The method according to Claim 8 characterized in that the method further comprises the step of:
- regulating the pressure of said defrost vapor portion in said selected evaporator (14) with a defrost pressure regulating valve (80) to ensure that said defrost vapor portion condenses therein at a condensing temperature of no less than 2 degrees Centigrade.

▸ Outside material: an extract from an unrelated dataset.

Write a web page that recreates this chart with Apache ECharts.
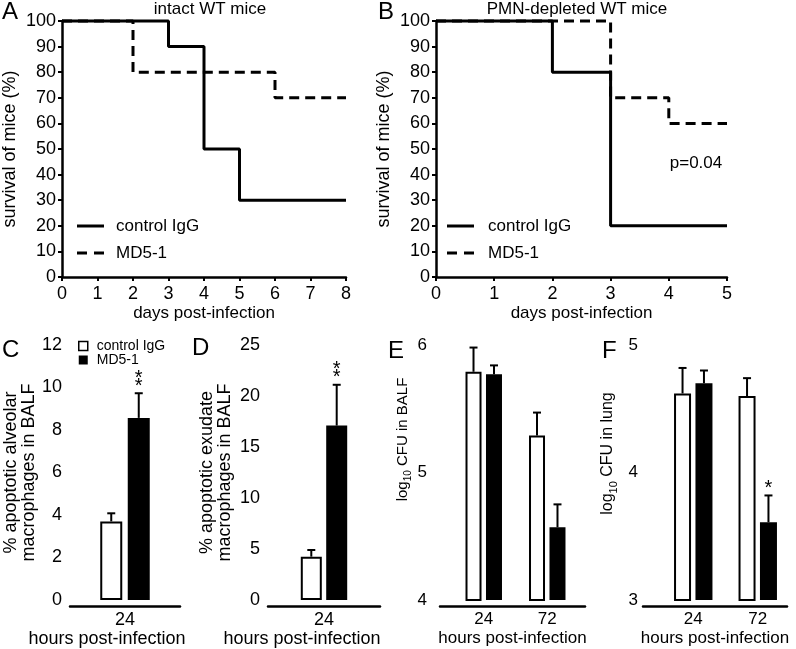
<!DOCTYPE html>
<html>
<head>
<meta charset="utf-8">
<script src="https://cdn.jsdelivr.net/npm/echarts@6/dist/echarts.min.js"></script>
<style>
html, body { margin: 0; padding: 0; background: #fff; }
#container { width: 796px; height: 649px; }
</style>
</head>
<body>
<div id="container"></div>
<script>
// A / B : survival (day of event, % alive after it)
var daysA_ctrl = [0, 3, 4, 5, 8];
var survA_ctrl = [100, 90, 50, 30, 30];
var daysA_md5 = [0, 2, 6, 8];
var survA_md5 = [100, 80, 70, 70];
var daysB_ctrl = [0, 2, 3, 5];
var survB_ctrl = [100, 80, 20, 20];
var daysB_md5 = [0, 3, 4, 5];
var survB_md5 = [100, 70, 60, 60];

// C - F : bar height and top of the error bar
var hoursC = ['24'];
var ctrlC = [3.7], ctrlC_err = [4.08];
var md5C = [8.57], md5C_err = [9.73];
var hoursD = ['24'];
var ctrlD = [4.25], ctrlD_err = [4.9];
var md5D = [17.1], md5D_err = [21.1];
var hoursE = ['24', '72'];
var ctrlE = [5.79, 5.29], ctrlE_err = [5.98, 5.47];
var md5E = [5.77, 4.57], md5E_err = [5.84, 4.75];
var hoursF = ['24', '72'];
var ctrlF = [4.62, 4.60], ctrlF_err = [4.82, 4.74];
var md5F = [4.70, 3.61], md5F_err = [4.80, 3.82];
var starsC = ['**'], starsD = ['**'], starsF = ['', '*'];

var FONT = 'Liberation Sans, Arial, sans-serif';
var solidIcon = 'path://M0,0h27v3h-27z';
var dashIcon = 'path://M0,0h10v3h-10zM17,0h10v3h-10z';

function pairs(xs, ys) {
  var out = [];
  for (var i = 0; i < xs.length; i++) out.push([xs[i], ys[i]]);
  return out;
}
function errData(mean, top) {
  var out = [];
  for (var i = 0; i < mean.length; i++) out.push([i, mean[i], top[i]]);
  return out;
}

function kmLine(name, idx, xs, ys, dashed) {
  return {
    name: name, type: 'line', xAxisIndex: idx, yAxisIndex: idx,
    data: pairs(xs, ys), step: 'end', symbol: 'none', clip: false, silent: true,
    color: '#000', z: dashed ? 3 : 2,
    lineStyle: { color: '#000', width: 3, type: dashed ? [10, 6] : 'solid' }
  };
}

function bars(name, idx, vals, w, gap, white) {
  return {
    name: name, type: 'bar', xAxisIndex: idx, yAxisIndex: idx, data: vals,
    barWidth: w, barGap: Math.round(gap * 100) + '%', silent: true,
    itemStyle: white ? { color: '#fff', borderColor: '#000', borderWidth: 2 } : { color: '#000' }
  };
}

// whisker + cap (+ stars) drawn above a bar of the group
function errBars(idx, mean, top, w, gap, side, stars) {
  return {
    type: 'custom', xAxisIndex: idx, yAxisIndex: idx, silent: true, z: 5,
    data: errData(mean, top),
    renderItem: function (params, api) {
      var lo = api.coord([api.value(0), api.value(1)]);
      var hi = api.coord([api.value(0), api.value(2)]);
      var x = lo[0] + side * w * (1 + gap) / 2;
      var kids = [
        { type: 'line', shape: { x1: x, y1: lo[1], x2: x, y2: hi[1] }, style: { stroke: '#000', lineWidth: 2 } },
        { type: 'line', shape: { x1: x - 4, y1: hi[1], x2: x + 4, y2: hi[1] }, style: { stroke: '#000', lineWidth: 2 } }
      ];
      var s = stars && stars[params.dataIndex];
      if (s) {
        kids.push({ type: 'text', x: x, y: hi[1] - 3, style: {
          text: s.split('').join('\n'), fontSize: 20, lineHeight: 8, fontFamily: FONT,
          fill: '#000', align: 'center', verticalAlign: 'bottom' } });
      }
      return { type: 'group', children: kids };
    }
  };
}

var axisLine = { onZero: false, lineStyle: { color: '#000', width: 2.5 } };
var tick = { length: 4, lineStyle: { color: '#000', width: 2 } };

function topX(idx, max) {
  return {
    gridIndex: idx, type: 'value', min: 0, max: max, interval: 1,
    name: 'days post-infection', nameLocation: 'middle', nameGap: 28,
    nameTextStyle: { fontSize: 17, color: '#000', fontFamily: FONT },
    axisLine: axisLine, axisTick: tick, splitLine: { show: false },
    axisLabel: { margin: 8, fontSize: 18, color: '#000', fontFamily: FONT }
  };
}
function topY(idx) {
  return {
    gridIndex: idx, type: 'value', min: 0, max: 100, interval: 10,
    name: 'survival of mice (%)', nameLocation: 'middle', nameRotate: 90, nameGap: 43,
    nameTextStyle: { fontSize: 18, color: '#000', fontFamily: FONT },
    axisLine: axisLine, axisTick: tick, splitLine: { show: false },
    axisLabel: { margin: 6, fontSize: 18, color: '#000', fontFamily: FONT }
  };
}
function catX(idx, cats, fs) {
  return {
    gridIndex: idx, type: 'category', data: cats,
    axisLine: { show: false, onZero: false }, axisTick: { show: false },
    axisLabel: { margin: 11, fontSize: fs, color: '#000', fontFamily: FONT }
  };
}
function valY(idx, min, max, step, name, gap, offset, fs, margin, nameFs, rich) {
  return {
    gridIndex: idx, type: 'value', min: min, max: max, interval: step, offset: offset,
    name: name, nameLocation: 'middle', nameRotate: 90, nameGap: gap,
    nameTextStyle: { fontSize: nameFs, lineHeight: 18, color: '#000', fontFamily: FONT, rich: rich },
    axisLine: axisLine, axisTick: { length: 5, lineStyle: { color: '#000', width: 2 } },
    splitLine: { show: false },
    axisLabel: { margin: margin, fontSize: fs, color: '#000', fontFamily: FONT }
  };
}
// plain baseline under the bars, carries the axis title
function underX(idx, shift, fs) {
  return {
    gridIndex: idx, type: 'value', min: 0, max: 1, offset: 6,
    axisLine: axisLine, axisTick: { show: false }, axisLabel: { show: false }, splitLine: { show: false },
    name: 'hours post-infection', nameLocation: 'middle', nameGap: 24,
    nameTextStyle: { fontSize: fs, color: '#000', fontFamily: FONT, padding: [0, shift, 0, 0] }
  };
}
function hideY(idx) { return { gridIndex: idx, type: 'value', show: false }; }
function txt(s, x, y, size, align) {
  return { type: 'text', x: x, y: y, silent: true,
    style: { text: s, fontSize: size, fontFamily: FONT, fill: '#000', align: align || 'left', verticalAlign: 'middle' } };
}
function logRich(fs, lead) {
  return {
    g: { width: lead, fontSize: fs, lineHeight: fs },
    a: { fontSize: fs, lineHeight: fs, fontFamily: FONT, color: '#000' },
    s: { fontSize: fs - 5, lineHeight: fs - 5, padding: [8, 0, 0, 0], verticalAlign: 'top', fontFamily: FONT, color: '#000' }
  };
}

var dom = document.getElementById('container');
var myChart = echarts.init(dom);

var option = {
  animation: false,
  backgroundColor: '#fff',
  grid: [
    { left: 62, top: 21, width: 284, height: 256 },   // A
    { left: 436, top: 21, width: 291, height: 256 },  // B
    { left: 70, top: 345, width: 110, height: 255 },  // C bars
    { left: 70, top: 345, width: 110, height: 255 },  // C baseline
    { left: 268, top: 345, width: 112, height: 255 }, // D bars
    { left: 268, top: 345, width: 112, height: 255 }, // D baseline
    { left: 452, top: 345, width: 127, height: 255 }, // E bars
    { left: 440, top: 345, width: 145, height: 255 }, // E baseline
    { left: 661, top: 345, width: 129, height: 255 }, // F bars
    { left: 643, top: 345, width: 144, height: 255 }  // F baseline
  ],
  xAxis: [
    topX(0, 8), topX(1, 5),
    catX(2, hoursC, 18), underX(3, 36, 18),
    catX(4, hoursD, 18), underX(5, 44, 18),
    catX(6, hoursE, 17), underX(7, 0, 17),
    catX(8, hoursF, 17), underX(9, 0, 17)
  ],
  yAxis: [
    topY(0), topY(1),
    valY(2, 0, 12, 2, '% apoptotic alveolar\nmacrophages in BALF', 31, 0, 18, 8, 18),
    hideY(3),
    valY(4, 0, 25, 5, '% apoptotic exudate\nmacrophages in BALF', 34, 0, 18, 8, 18),
    hideY(5),
    valY(6, 4, 6, 1, '{g|}{a|log}{s|10}{a| CFU in BALF}', 29, 12, 17, 13, 15, logRich(15, 66)),
    hideY(7),
    valY(8, 3, 5, 1, '{g|}{a|log}{s|10}{a| CFU in lung}', 27, 18, 17, 5, 16, logRich(16, 38)),
    hideY(9)
  ],
  legend: [
    { left: 77, top: 216, orient: 'vertical', padding: 0, itemWidth: 27, itemHeight: 3, itemGap: 7,
      selectedMode: false,
      textStyle: { fontSize: 17, lineHeight: 20, color: '#000', fontFamily: FONT, padding: [0, 0, 0, 7] },
      data: [
        { name: 'control IgG', icon: solidIcon, itemStyle: { color: '#000', borderWidth: 0 } },
        { name: 'MD5-1', icon: dashIcon, itemStyle: { color: '#000', borderWidth: 0 } }
      ] },
    { left: 447, top: 216, orient: 'vertical', padding: 0, itemWidth: 27, itemHeight: 3, itemGap: 7,
      selectedMode: false,
      textStyle: { fontSize: 17, lineHeight: 20, color: '#000', fontFamily: FONT, padding: [0, 0, 0, 9] },
      data: [
        { name: 'control IgG', icon: solidIcon, itemStyle: { color: '#000', borderWidth: 0 } },
        { name: 'MD5-1', icon: dashIcon, itemStyle: { color: '#000', borderWidth: 0 } }
      ] },
    { left: 78, top: 339, orient: 'vertical', padding: 0, itemWidth: 9, itemHeight: 9, itemGap: 0,
      selectedMode: false,
      textStyle: { fontSize: 14, lineHeight: 12, color: '#000', fontFamily: FONT, padding: [0, 0, 0, 4] },
      data: [
        { name: 'control IgG', icon: 'rect', itemStyle: { color: '#fff', borderColor: '#000', borderWidth: 1.5 } },
        { name: 'MD5-1', icon: 'rect', itemStyle: { color: '#000', borderWidth: 0 } }
      ] }
  ],
  graphic: [
    txt('A', 2, 12, 24), txt('B', 378, 12.5, 24),
    txt('C', 2, 350, 24), txt('D', 192, 348, 24),
    txt('E', 388, 351, 24), txt('F', 602, 351, 24),
    txt('intact WT mice', 210, 9, 17, 'center'),
    txt('PMN-depleted WT mice', 577, 9, 17, 'center'),
    txt('p=0.04', 696, 163, 17, 'center')
  ],
  series: [
    kmLine('control IgG', 0, daysA_ctrl, survA_ctrl, false),
    kmLine('MD5-1', 0, daysA_md5, survA_md5, true),
    kmLine('control IgG', 1, daysB_ctrl, survB_ctrl, false),
    kmLine('MD5-1', 1, daysB_md5, survB_md5, true),

    bars('control IgG', 2, ctrlC, 22, 0.25, true),
    bars('MD5-1', 2, md5C, 22, 0.25, false),
    errBars(2, ctrlC, ctrlC_err, 22, 0.25, -1),
    errBars(2, md5C, md5C_err, 22, 0.25, 1, starsC),

    bars('control IgG', 4, ctrlD, 21, 0.21, true),
    bars('MD5-1', 4, md5D, 21, 0.21, false),
    errBars(4, ctrlD, ctrlD_err, 21, 0.21, -1),
    errBars(4, md5D, md5D_err, 21, 0.21, 1, starsD),

    bars('control IgG', 6, ctrlE, 16, 0.28, true),
    bars('MD5-1', 6, md5E, 16, 0.28, false),
    errBars(6, ctrlE, ctrlE_err, 16, 0.28, -1),
    errBars(6, md5E, md5E_err, 16, 0.28, 1),

    bars('control IgG', 8, ctrlF, 17, 0.26, true),
    bars('MD5-1', 8, md5F, 17, 0.26, false),
    errBars(8, ctrlF, ctrlF_err, 17, 0.26, -1),
    errBars(8, md5F, md5F_err, 17, 0.26, 1, starsF)
  ]
};

if (option && typeof option === 'object') {
  myChart.setOption(option, true);
}
</script>
</body>
</html>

The method according to Claim 8 characterized in that the method further comprises the step of:
- prior to circulating said defrost condensed portion to said high stage heat exchanger (22), liquefying the defrost condensed portion by absorption of heat therefrom by a liquefying portion of said condensed first refrigerant in a defrost outlet heat exchanger (32) operatively connected to said high stage condenser (20), said high stage compressor (16), said selected evaporator (14) and said high stage heat exchanger (22).